Data block:
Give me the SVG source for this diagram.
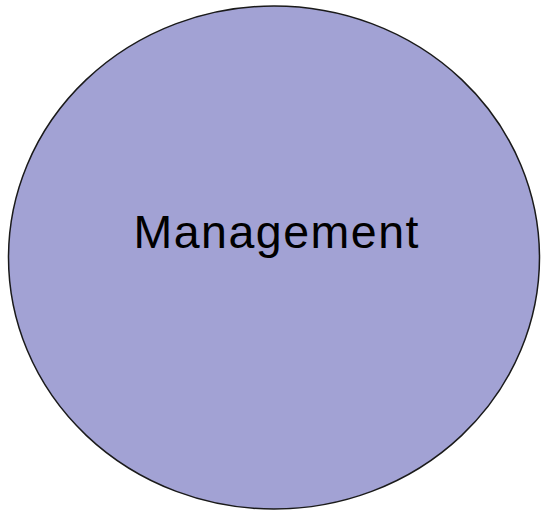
<svg xmlns="http://www.w3.org/2000/svg" width="541" height="511" viewBox="0 0 541 511">
<style>
.node{fill:#a2a2d4;stroke:#1a1a1a;stroke-width:1.5}
.lbl{font-family:"Liberation Sans",Arial,sans-serif;font-size:46.5px;fill:#000;text-anchor:middle}
</style>
<rect width="541" height="511" fill="#fff"/>
<g id="connectors"></g>
<g id="management">
<ellipse class="node" cx="274" cy="257.5" rx="265.5" ry="251.5"/>
<text class="lbl" x="276" y="248" textLength="285" lengthAdjust="spacing">Management</text>
</g>
</svg>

Objective: Give an exact reproduction of every line, leaving out any picture.

Exercise solution:
Give me the SVG source for this diagram.
<svg xmlns="http://www.w3.org/2000/svg" width="541" height="511" viewBox="0 0 541 511">
<style>
.node{fill:#a2a2d4;stroke:#1a1a1a;stroke-width:1.5}
.lbl{font-family:"Liberation Sans",Arial,sans-serif;font-size:46.5px;fill:#000;text-anchor:middle}
</style>
<rect width="541" height="511" fill="#fff"/>
<g id="connectors"></g>
<g id="management">
<ellipse class="node" cx="274" cy="257.5" rx="265.5" ry="251.5"/>
<text class="lbl" x="276" y="248" textLength="285" lengthAdjust="spacing">Management</text>
</g>
</svg>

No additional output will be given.